When I still used Ubuntu 7.xx, 8.xx, and 9.xx, I configure Grub manually by editing the /boot/grub/menu.lst. But, since Ubuntu use Grub 2 on Ubuntu 10.04, I do not edit Grub setting manually any more. There is Start-Up Manager that can configure Grub 2 easier. StartUp-Manager is a free open-source GUI tool to manage settings for Grub (Grub Legacy), Grub 2, Usplash and Splashy. It provides a menu-driven interface which allows the user to set boot menu options such as the default operating system, menu timeouts and displays, password protection and much more. StartUp-Manager accomplishes this by translating the user’s GUI inputs into bootloader settings without the need to manually edit the bootloader file (in Ubuntu, normally /boot/grub/menu.lst).
Here are the setting can be changed using Start-Up Manager :
- Timeout
- Default OS/kernel
- Misc. (Writes to the “GRUB_CMDLINE_LINUX=” line of /etc/default/grub but will not remove the same entries such as “splash” and “quiet” already entered on “GRUB_CMDLINE_LINUX_DEFAULT=”)
- Show text during boot
- Display resolution – Placed on “GRUB_CMDLINE_LINUX=” line of /etc/default/grub as “vga=XXX”. During boot GRUB 2 will note that the “vga=” option is deprecated.

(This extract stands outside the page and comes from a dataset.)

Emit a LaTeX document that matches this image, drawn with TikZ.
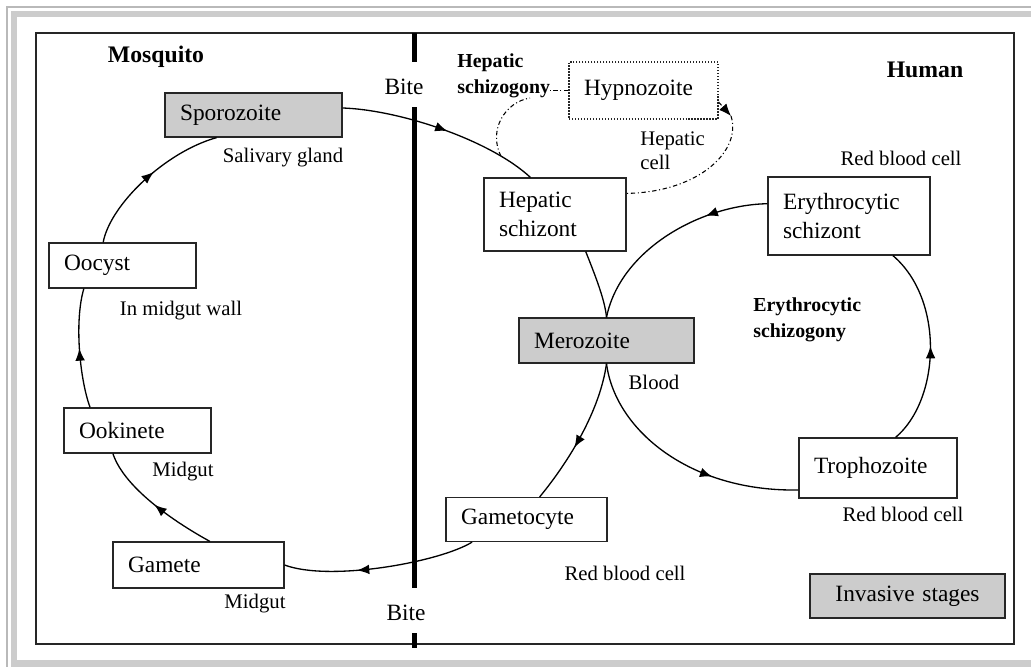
\documentclass[tikz,border=0pt]{standalone}
\usepackage{fontspec}
\setmainfont{Liberation Serif}
\usetikzlibrary{arrows.meta}
\usetikzlibrary{decorations.markings}
\usetikzlibrary{positioning}

\newcommand\stagefont{\fontsize{13.3}{16.5}\selectfont}
\newcommand\notefont{\fontsize{11.8}{13.8}\selectfont}
\newcommand\headfont{\fontsize{13.5}{16}\selectfont\bfseries}
\newcommand\subheadfont{\fontsize{11.3}{14.5}\selectfont\bfseries}
\definecolor{stagegray}{gray}{0.8}

\tikzset{
    stage/.style 2 args={draw=black!85, line width=0.7pt, text width=#1cm,
        minimum height=#2cm, inner xsep=0.3cm, align=left, font=\stagefont},
    note/.style={font=\notefont, inner sep=0pt},
    lifeline/.style={line width=0.75pt},
    midarrow/.style={postaction={decorate}, decoration={markings,
        mark=at position #1 with {\arrow{Latex[length=7pt, width=5.5pt]}}}},
    hepdash/.style={line width=0.6pt, dash pattern=on 2.5pt off 1.5pt on 0.6pt off 1.5pt},
}

\begin{document}
\begin{tikzpicture}[x=0.02cm, y=-0.02cm]
    \useasboundingbox (0,0) rectangle (1031,667);
    \draw[gray!55, line width=0.6pt] (1031,7) -- (7,7) -- (7,667);
    \draw[gray!40, line width=3.5pt] (1031,14) -- (14,14) -- (14,663.5) -- (1031,663.5);
    \draw[black!85, line width=1pt] (36,33) rectangle (1014,644);
    \foreach \a/\b in {33/62, 107/588, 633/648}
        \draw[line width=2.4pt] (414.5,\a) -- (414.5,\b);

    % mosquito side
    \node[stage={2.94}{0.88}, fill=stagegray] (spor) at (253.5,115) {Sporozoite};
    \node[stage={2.34}{0.9}] (oocyst) at (122.5,265.5) {Oocyst};
    \node[stage={2.34}{0.9}] (ookin) at (137.5,430.5) {Ookinete};
    \node[stage={2.82}{0.92}] (gamete) at (198.5,565) {Gamete};

    % human side
    \node[stage={2.38}{1.14}, densely dotted] (hypno) at (643.5,90.5) {Hypnozoite};
    \node[stage={2.24}{1.46}] (hschiz) at (555,214.5) {Hepatic\\schizont};
    \node[stage={2.64}{1.56}] (eschiz) at (849,216) {Erythrocytic\\schizont};
    \node[stage={2.90}{0.9}, fill=stagegray] (mero) at (606.5,340.5) {Merozoite};
    \node[stage={2.56}{1.2}] (troph) at (878,468) {Trophozoite};
    \node[stage={2.62}{0.88}] (gcyte) at (526.5,519.5) {Gametocyte};
    \node[stage={3.30}{0.88}, fill=stagegray, align=center] (invasive) at (907.5,596) {Invasive stages};

    % labels
    \node[font=\headfont] (mosquito) at (156,57) {Mosquito};
    \node[font=\headfont] (human) at (925,70) {Human};
    \node[font=\stagefont, inner sep=0pt] (bitetop) at (404,87) {Bite};
    \node[font=\stagefont, inner sep=0pt] (bitebot) at (406,613) {Bite};
    \node[note] (salivary) at (283,158) {Salivary gland};
    \node[note] (midwall) at (181,311) {In midgut wall};
    \node[note] (midgut1) at (183,472) {Midgut};
    \node[note] (midgut2) at (255,604) {Midgut};
    \node[note] (rbcgcyte) at (625,573) {Red blood cell};
    \node[note] (blood) at (654,382) {Blood};
    \node[note] (rbctroph) at (903,514) {Red blood cell};
    \node[note] (rbcschiz) at (901,158) {Red blood cell};
    \node[note, anchor=west, align=left, font=\fontsize{11.8}{13.6}\selectfont] (hepcell) at (640,151) {Hepatic\\cell};
    \node[anchor=west, align=left, inner sep=0pt, font=\subheadfont] (hepsch) at (457,76) {Hepatic\\schizogony};
    \node[anchor=west, align=left, inner sep=0pt, font=\subheadfont] (erysch) at (753,320) {Erythrocytic\\schizogony};

    % cycles
    \draw[lifeline, midarrow=0.53] ([yshift=4pt]spor.east) .. controls (400,110) and (490,140) .. ([xshift=-14pt]hschiz.north)
        coordinate[pos=0.8] (hepfork);
    \draw[lifeline, midarrow=0.55] ([xshift=-11pt]oocyst.north) .. controls (110,205) and (165,152) .. ([xshift=-21pt]spor.south);
    \draw[lifeline, midarrow=0.5] ([xshift=-27pt]ookin.north) .. controls (80,380) and (74,322) .. ([xshift=-22pt]oocyst.south);
    \draw[lifeline, midarrow=0.5] ([xshift=6.5pt]gamete.north) .. controls (180,525) and (125,490) .. ([xshift=-14pt]ookin.south);
    \draw[lifeline, midarrow=0.62] ([xshift=-31pt]gcyte.south) .. controls (440,562) and (330,582) .. (gamete.east);
    \draw[lifeline, midarrow=0.6] (mero.south) .. controls (600,410) and (570,460) .. ([xshift=7.5pt]gcyte.north);
    \draw[lifeline, midarrow=0.65] (mero.south) .. controls (615,430) and (690,492) .. ([yshift=-12.5pt]troph.west);
    \draw[lifeline, midarrow=0.5] ([xshift=10pt]troph.north) .. controls (940,400) and (945,300) .. ([xshift=25pt]eschiz.south);
    \draw[lifeline, midarrow=0.3] ([yshift=7pt]eschiz.west) .. controls (700,205) and (620,250) .. (mero.north);
    \draw[lifeline] ([xshift=17.5pt]hschiz.south) .. controls (595,275) and (605,300) .. (mero.north);

    % hepatic loop
    \coordinate (hepend) at (530,98);
    \coordinate (hyptip) at (731,116);
    \draw[hepdash] (hepfork) .. controls (488,130) and (505,102) .. (hepend);
    \draw[hepdash] (hypno.west) -- (hepsch.east |- hypno.west);
    \draw[hepdash, -{Latex[length=7pt, width=5.5pt]}] ([yshift=10pt]hypno.south east) -- (hyptip);
    \draw[hepdash] (hyptip) .. controls (742,150) and (700,192) .. ([yshift=12pt]hschiz.east);
\end{tikzpicture}
\end{document}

If you have not installed Start-Up Manager on your Ubuntu yet, the are 2 ways to install it:
First, Install with Synaptic:
Open Synaptic: System > Administration > Synaptic Package Manager.

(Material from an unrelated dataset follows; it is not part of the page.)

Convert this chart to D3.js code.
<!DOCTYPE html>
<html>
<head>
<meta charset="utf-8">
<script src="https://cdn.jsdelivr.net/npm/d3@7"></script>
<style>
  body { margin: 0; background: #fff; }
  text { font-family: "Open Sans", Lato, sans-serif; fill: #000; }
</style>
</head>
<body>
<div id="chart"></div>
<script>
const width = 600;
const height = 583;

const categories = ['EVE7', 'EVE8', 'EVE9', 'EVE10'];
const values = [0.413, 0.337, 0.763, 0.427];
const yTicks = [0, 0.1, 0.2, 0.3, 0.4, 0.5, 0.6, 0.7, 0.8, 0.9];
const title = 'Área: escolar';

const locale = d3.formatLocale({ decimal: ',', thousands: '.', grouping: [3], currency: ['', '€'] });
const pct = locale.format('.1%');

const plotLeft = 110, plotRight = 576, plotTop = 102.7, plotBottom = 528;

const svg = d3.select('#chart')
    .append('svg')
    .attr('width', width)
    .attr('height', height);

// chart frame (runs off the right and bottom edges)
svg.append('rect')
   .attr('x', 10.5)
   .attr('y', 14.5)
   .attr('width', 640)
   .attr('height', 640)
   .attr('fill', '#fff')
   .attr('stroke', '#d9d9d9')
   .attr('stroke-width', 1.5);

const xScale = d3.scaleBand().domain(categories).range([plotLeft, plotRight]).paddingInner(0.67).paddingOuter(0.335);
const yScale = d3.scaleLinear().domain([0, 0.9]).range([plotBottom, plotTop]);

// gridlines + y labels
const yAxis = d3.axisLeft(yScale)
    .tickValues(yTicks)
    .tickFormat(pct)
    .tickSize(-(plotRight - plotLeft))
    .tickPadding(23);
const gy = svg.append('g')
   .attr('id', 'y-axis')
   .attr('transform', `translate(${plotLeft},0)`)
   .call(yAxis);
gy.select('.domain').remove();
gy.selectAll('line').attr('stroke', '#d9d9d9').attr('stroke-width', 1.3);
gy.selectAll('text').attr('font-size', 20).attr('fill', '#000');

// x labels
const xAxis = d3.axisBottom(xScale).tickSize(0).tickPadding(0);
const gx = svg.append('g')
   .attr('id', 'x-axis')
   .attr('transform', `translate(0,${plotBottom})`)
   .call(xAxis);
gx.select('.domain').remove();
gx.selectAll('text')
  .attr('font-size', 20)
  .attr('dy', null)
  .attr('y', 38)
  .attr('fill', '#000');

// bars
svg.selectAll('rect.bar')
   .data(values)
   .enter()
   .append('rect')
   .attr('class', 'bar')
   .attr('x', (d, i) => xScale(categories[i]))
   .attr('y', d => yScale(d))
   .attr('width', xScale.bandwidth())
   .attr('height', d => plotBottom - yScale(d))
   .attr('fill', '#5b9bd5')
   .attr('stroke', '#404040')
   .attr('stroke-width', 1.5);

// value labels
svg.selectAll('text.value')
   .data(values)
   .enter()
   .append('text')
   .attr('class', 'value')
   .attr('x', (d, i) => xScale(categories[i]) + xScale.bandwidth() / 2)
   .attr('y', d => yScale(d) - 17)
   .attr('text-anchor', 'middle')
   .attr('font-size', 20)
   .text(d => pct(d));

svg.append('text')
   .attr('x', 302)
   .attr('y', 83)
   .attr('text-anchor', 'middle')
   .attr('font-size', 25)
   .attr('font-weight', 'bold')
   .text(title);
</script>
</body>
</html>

You can search using keyword startup manager. And then select startupmanager in the right panel, mark for installation, and press Apply.
The second way is using terminal, if the universe repository is enabled, run:
sudo apt-get install startupmanager
After the installation process is finished you can open Start-Up Manager from start menu: System > Administration > StartUp-Manager, or in a terminal: startupmanager.